The Staff set out an example where a provincial government restructures a program by transferring it from one department to another department. The Board generally agreed that the accounting treatment in the recipient entity should be based on the recognition of existing assets and liabilities; measurement at carrying amount and any difference arising is a contribution from owners.
The Staff set out an example where a federal government creates legislation which mandates that the operations of one municipality are annexed into another municipality, in a jurisdiction where municipalities are not under the control of the federal government. At its June 2008 meeting, the Board held a preliminary view that this type of entity combination should be accounted for at carrying amount. At that meeting, it was acknowledged that this treatment may be inconsistent with some of its other Standards, such as IPSAS 23, where initial measurement of an asset, received in a non-exchange transaction, is fair value. Overall, the Board considered that the key point is that it was a practical decision in IPSAS 23 to require assets acquired from non-exchange transactions to be measured at fair value on initial recognition.
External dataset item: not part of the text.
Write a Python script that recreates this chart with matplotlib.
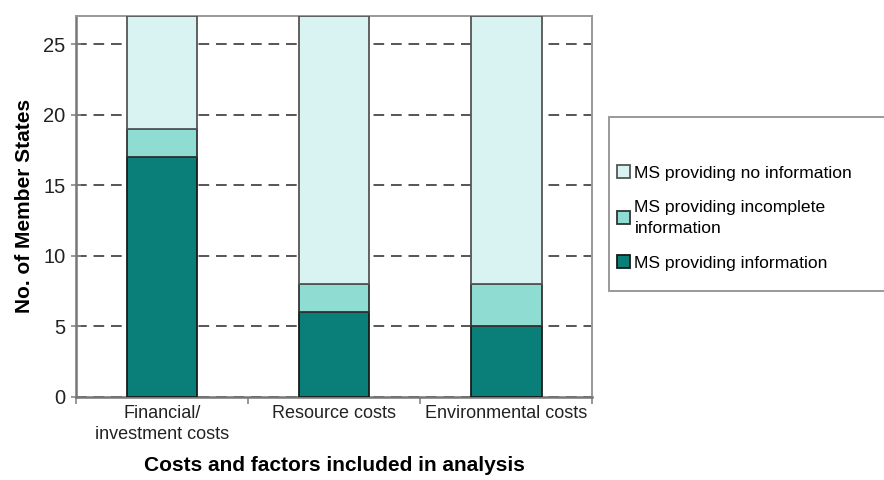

This practical decision should not limit the development of an accounting treatment for entity combinations from non-exchange transactions.
The Board agreed that the issues raised need to be examined in further detail and that the proposed taskforce should initially undertake this work.
June 2008: The Board formed a preliminary view that the entity combinations project should result in two standards:
- Entity combinations arising from exchange transactions and not under common control; and
- Entity combinations arising from non-exchange transactions under common control and not under common control.
For point a. above, a draft exposure draft of IFRS 3 is planned to be provided to the Board for review in October 2008. A draft discussion paper on the second component of the project, point b. above, is planned for review at the IPSASB’s February 2009 meeting.